Phil Thompson wrote:
I'm wondering whether QString should be dropped in PyQt4 in order to make it
more Pythonic.
At the moment Python strings and unicode strings are automatically converted
to QStrings when passed as arguments - so there would be no change there. If
a QString was returned by a method or an operator then a unicode string would
be returned instead.
Obviously you would lose all of QString's methods and would have to rely on
what Python gives you for manipulating strings.
One of the limitations of QString has been that you couldn't do...
q = "Py" + QString("Qt")
...but with current snapshots you can - so this is an argument for keeping
QString as it has become easier to use.
BTW, the following is a consequence of the additional support...
s = "Py"
# s is of type str
s += QString("Qt")
# s is now of type QString
Comments, opinions welcome.
Given this proposal might have substantial performance implications for
some classes of application, and given your normal desire to mirror Qt's
API in pyQt, I'd argue that QString should stay.
Also, what if 'str' was required from a method return value instead of
'unicode'? That would lead to a chain of conversions: QString -> unicode
-> str.
No, the goal should be to work away at making QString interacted with
str/unicode more invisibly/naturally - where possible.

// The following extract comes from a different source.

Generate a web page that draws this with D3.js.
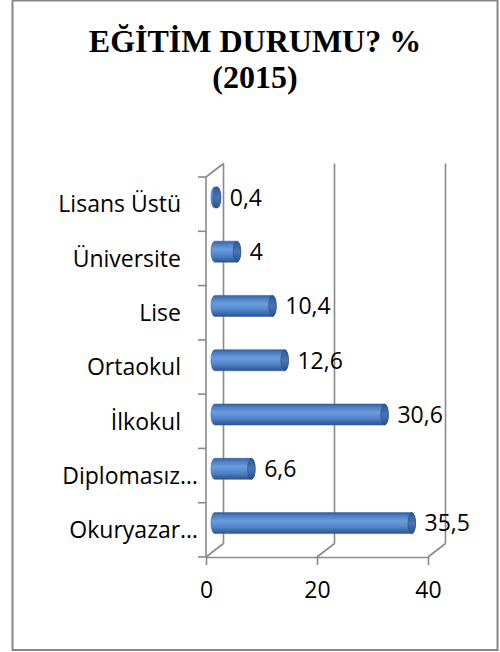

A final thought: one that contradicts what I've just said, but which
might contribute to the creative process: perhaps 'returned' QString
objects should be wrapped in an object that simulates a str/unicode?
There'd still be object creation overhead added to the return process,
and delegation overhead when methods are called, but no string copy
overhead. Still too much overhead? Still changing the Qt API too much?